Written problem:
Produce an exact copy of all the data below, dropping every image.
========
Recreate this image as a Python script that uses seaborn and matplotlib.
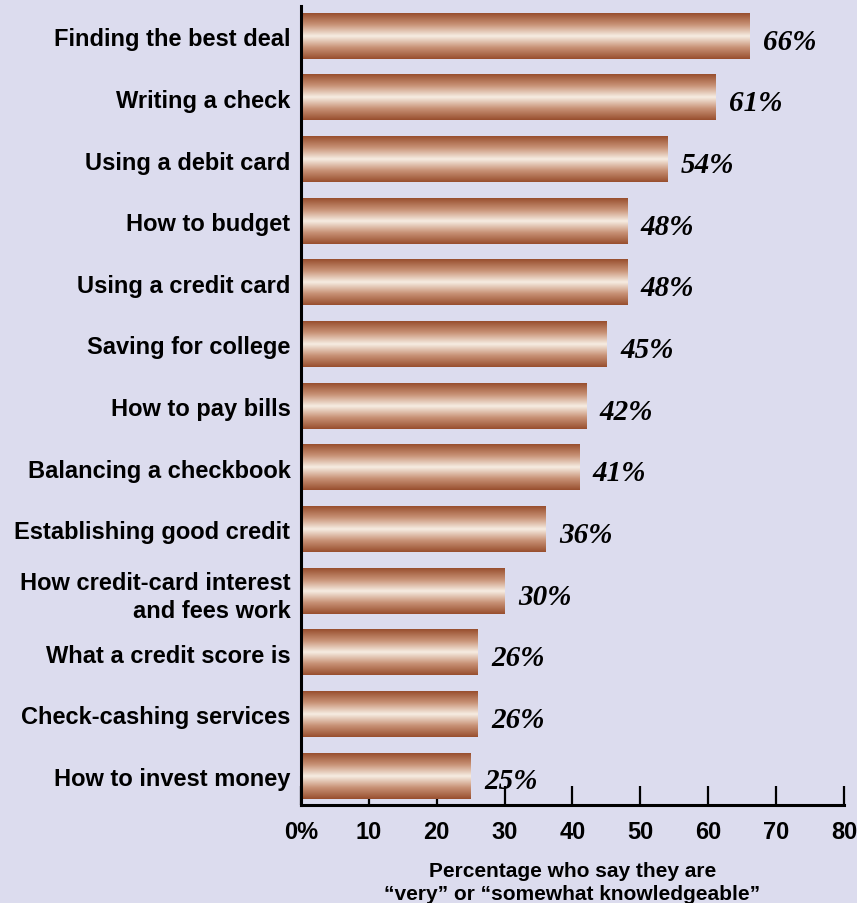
import numpy as np
import pandas as pd
import seaborn as sns
import matplotlib.pyplot as plt
from matplotlib.colors import LinearSegmentedColormap

topics = ["Finding the best deal", "Writing a check", "Using a debit card",
          "How to budget", "Using a credit card", "Saving for college",
          "How to pay bills", "Balancing a checkbook", "Establishing good credit",
          "How credit-card interest\nand fees work", "What a credit score is",
          "Check-cashing services", "How to invest money"]
pct = [66, 61, 54, 48, 48, 45, 42, 41, 36, 30, 26, 26, 25]
xticks = [0, 10, 20, 30, 40, 50, 60, 70, 80]
xticklabels = ["0%", "10", "20", "30", "40", "50", "60", "70", "80"]

df = pd.DataFrame({"topic": topics, "pct": pct})

bg = "#dcdcee"
sns.set_style("white")
plt.rcParams["font.family"] = ["Liberation Sans", "DejaVu Sans"]
plt.rcParams["text.color"] = "black"
plt.rcParams["xtick.color"] = "black"
plt.rcParams["ytick.color"] = "black"
plt.rcParams["axes.labelcolor"] = "black"

fig = plt.figure(figsize=(8.57, 9.04), dpi=100, facecolor=bg)
ax = fig.add_axes([0.351, 0.1084, 0.634, 0.8836])
ax.set_facecolor(bg)

sns.barplot(data=df, x="pct", y="topic", orient="h", width=0.73,
            color="#b87a5a", ax=ax)

# copper gradient on each bar
copper = LinearSegmentedColormap.from_list(
    "copper_bar", ["#984e2e", "#c89276", "#f7ede3", "#c89276", "#984e2e"])
grad = np.linspace(0, 1, 256).reshape(-1, 1)
for p in ax.patches:
    x0, y0 = p.get_x(), p.get_y()
    w, h = p.get_width(), p.get_height()
    ax.imshow(grad, cmap=copper, aspect="auto", interpolation="bilinear",
              extent=(x0, x0 + w, y0 + h, y0), zorder=2)
    p.set_visible(False)

for i, v in enumerate(pct):
    ax.text(v + 2, i + 0.08, f"{v}%", ha="left", va="center",
            fontsize=21, fontweight="bold", fontstyle="italic",
            family="Liberation Serif", color="black")

ax.set_xlim(0, 80)
ax.set_ylim(12.47, -0.486)
ax.set_xticks(xticks)
ax.set_xticklabels(xticklabels, fontsize=17, fontweight="bold")
ax.tick_params(axis="x", bottom=True, direction="in", length=14, width=1.6,
               pad=11, color="black")
ax.tick_params(axis="y", left=False, length=0, pad=7.5)
for lab in ax.get_yticklabels():
    lab.set_fontsize(17)
    lab.set_fontweight("bold")
    lab.set_ha("right")
    lab.set_multialignment("right")
    lab.set_linespacing(1.3)
ax.set_ylabel("")
ax.set_xlabel("Percentage who say they are\n\u201cvery\u201d or \u201csomewhat knowledgeable\u201d",
              fontsize=15, fontweight="bold", labelpad=13, linespacing=1.25)

sns.despine(ax=ax, top=True, right=True)
ax.spines["left"].set_linewidth(2.2)
ax.spines["bottom"].set_linewidth(2.2)
ax.spines["left"].set_color("black")
ax.spines["bottom"].set_color("black")

fig.savefig("out.png", dpi=100, facecolor=bg)
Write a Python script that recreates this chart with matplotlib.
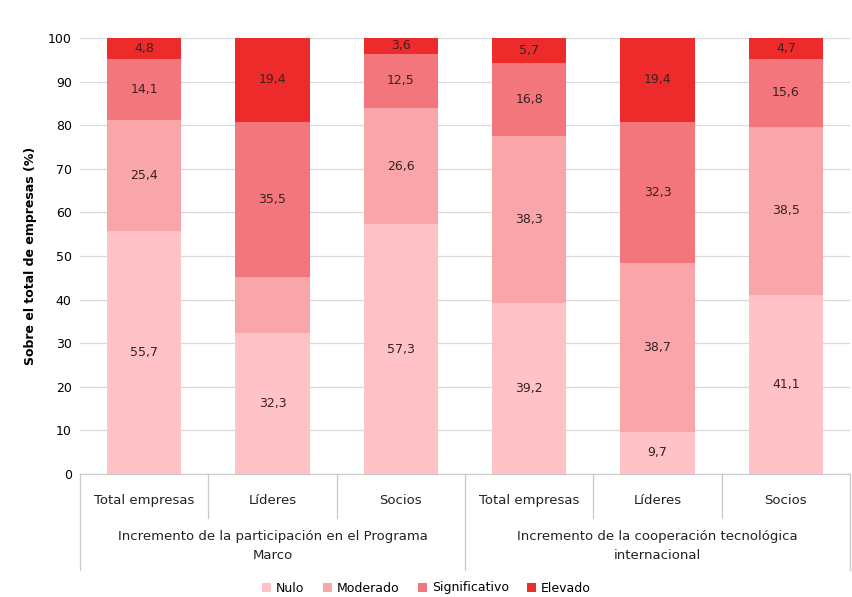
========
The reply:
Recreate this image as a Python script that uses seaborn and matplotlib.
import numpy as np
import pandas as pd
import seaborn as sns
import matplotlib.pyplot as plt
from matplotlib.colors import LinearSegmentedColormap

topics = ["Finding the best deal", "Writing a check", "Using a debit card",
          "How to budget", "Using a credit card", "Saving for college",
          "How to pay bills", "Balancing a checkbook", "Establishing good credit",
          "How credit-card interest\nand fees work", "What a credit score is",
          "Check-cashing services", "How to invest money"]
pct = [66, 61, 54, 48, 48, 45, 42, 41, 36, 30, 26, 26, 25]
xticks = [0, 10, 20, 30, 40, 50, 60, 70, 80]
xticklabels = ["0%", "10", "20", "30", "40", "50", "60", "70", "80"]

df = pd.DataFrame({"topic": topics, "pct": pct})

bg = "#dcdcee"
sns.set_style("white")
plt.rcParams["font.family"] = ["Liberation Sans", "DejaVu Sans"]
plt.rcParams["text.color"] = "black"
plt.rcParams["xtick.color"] = "black"
plt.rcParams["ytick.color"] = "black"
plt.rcParams["axes.labelcolor"] = "black"

fig = plt.figure(figsize=(8.57, 9.04), dpi=100, facecolor=bg)
ax = fig.add_axes([0.351, 0.1084, 0.634, 0.8836])
ax.set_facecolor(bg)

sns.barplot(data=df, x="pct", y="topic", orient="h", width=0.73,
            color="#b87a5a", ax=ax)

# copper gradient on each bar
copper = LinearSegmentedColormap.from_list(
    "copper_bar", ["#984e2e", "#c89276", "#f7ede3", "#c89276", "#984e2e"])
grad = np.linspace(0, 1, 256).reshape(-1, 1)
for p in ax.patches:
    x0, y0 = p.get_x(), p.get_y()
    w, h = p.get_width(), p.get_height()
    ax.imshow(grad, cmap=copper, aspect="auto", interpolation="bilinear",
              extent=(x0, x0 + w, y0 + h, y0), zorder=2)
    p.set_visible(False)

for i, v in enumerate(pct):
    ax.text(v + 2, i + 0.08, f"{v}%", ha="left", va="center",
            fontsize=21, fontweight="bold", fontstyle="italic",
            family="Liberation Serif", color="black")

ax.set_xlim(0, 80)
ax.set_ylim(12.47, -0.486)
ax.set_xticks(xticks)
ax.set_xticklabels(xticklabels, fontsize=17, fontweight="bold")
ax.tick_params(axis="x", bottom=True, direction="in", length=14, width=1.6,
               pad=11, color="black")
ax.tick_params(axis="y", left=False, length=0, pad=7.5)
for lab in ax.get_yticklabels():
    lab.set_fontsize(17)
    lab.set_fontweight("bold")
    lab.set_ha("right")
    lab.set_multialignment("right")
    lab.set_linespacing(1.3)
ax.set_ylabel("")
ax.set_xlabel("Percentage who say they are\n\u201cvery\u201d or \u201csomewhat knowledgeable\u201d",
              fontsize=15, fontweight="bold", labelpad=13, linespacing=1.25)

sns.despine(ax=ax, top=True, right=True)
ax.spines["left"].set_linewidth(2.2)
ax.spines["bottom"].set_linewidth(2.2)
ax.spines["left"].set_color("black")
ax.spines["bottom"].set_color("black")

fig.savefig("out.png", dpi=100, facecolor=bg)
Write a Python script that recreates this chart with matplotlib.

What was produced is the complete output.